Religious freedom is so important that it is the first amendment to our Constitution. It is a right that our founding fathers saw fit to put first, but too many people misunderstand it when they cry 'separation of church and state!' That separation not only ensures that you can not be forced to practice a religion, but also guarantees the rights of those who do.

Even so, there are plenty of people who don't think I should have that right and work tirelessly to ensure that I am denied it, little by little, with each passing year. Every June I hear the same story – another graduate who 'shocked' people by deviating from his pre-approved commencement speech. What was so scandalous about his drafts that didn't make the cut? Why, because Christian ideology is taboo, of course. Quote Gandhi all you want, but Jesus Christ? No way. Sure, you can reference Buddha, but those red letters in the New Testament? Sorry pal, that's offensive.

Keep it in your churches, they say. I have the right to not have to see/hear it, they say. Idiots who believe in a thousands-year-old book of fairy tales, they imply, and sometimes go ahead and say.

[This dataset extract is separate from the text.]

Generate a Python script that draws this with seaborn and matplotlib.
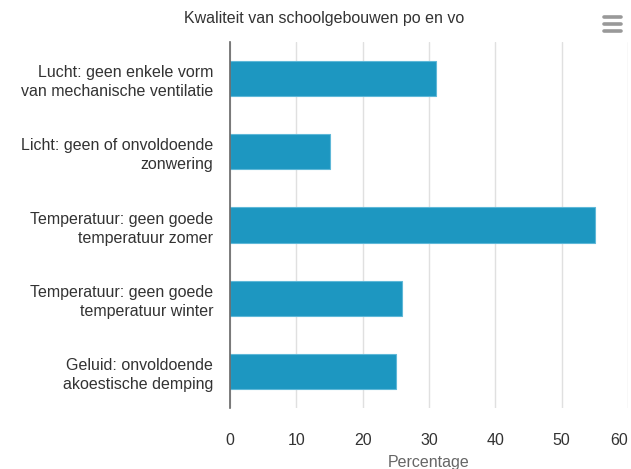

There is no respect for beliefs in those comments, no understanding of basic rights. But they have the right to think them and say them. They have as much of a right to shout their words from the rooftops as I do to say 'Christ is Lord'.

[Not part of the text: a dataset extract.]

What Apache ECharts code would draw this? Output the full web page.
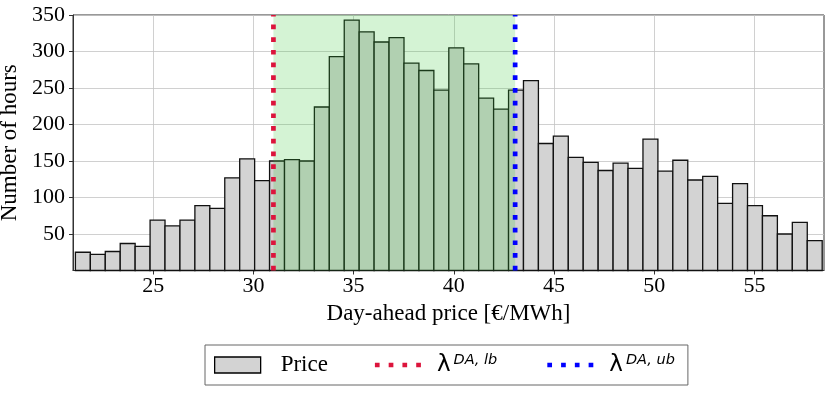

(And if you think that getting rid of proselytizing sounds like a good idea, try living in a country where it's outlawed.)
 
I am a Christian, and I have no power to force you to become one too. And I wouldn't want to because I value freedom in your life as well. But if you seek to pass laws that will impede my ability to live according to what I believe is right, then you must ask yourself – which side of freedom are you really on?

Not all Christians agree with Hobby Lobby's stance on contraceptives. Not everyone agrees with the words of a Christian high school student's speech. But as Thomas Jefferson pointed out, we can agree that 'religion is a matter which lies solely between Man & his God, that he owes account to none other for his faith or his worship'.
 
If we are denied the right to run our businesses according to our consciences or prohibited from freely speaking about our faith, then to whom are we actually being held accountable?
 
I stay silent no more, because I worry about what someone will say to my kids in their high school cafeteria. Or worse yet, I worry that they will never have the opportunity for someone to say something to them at all.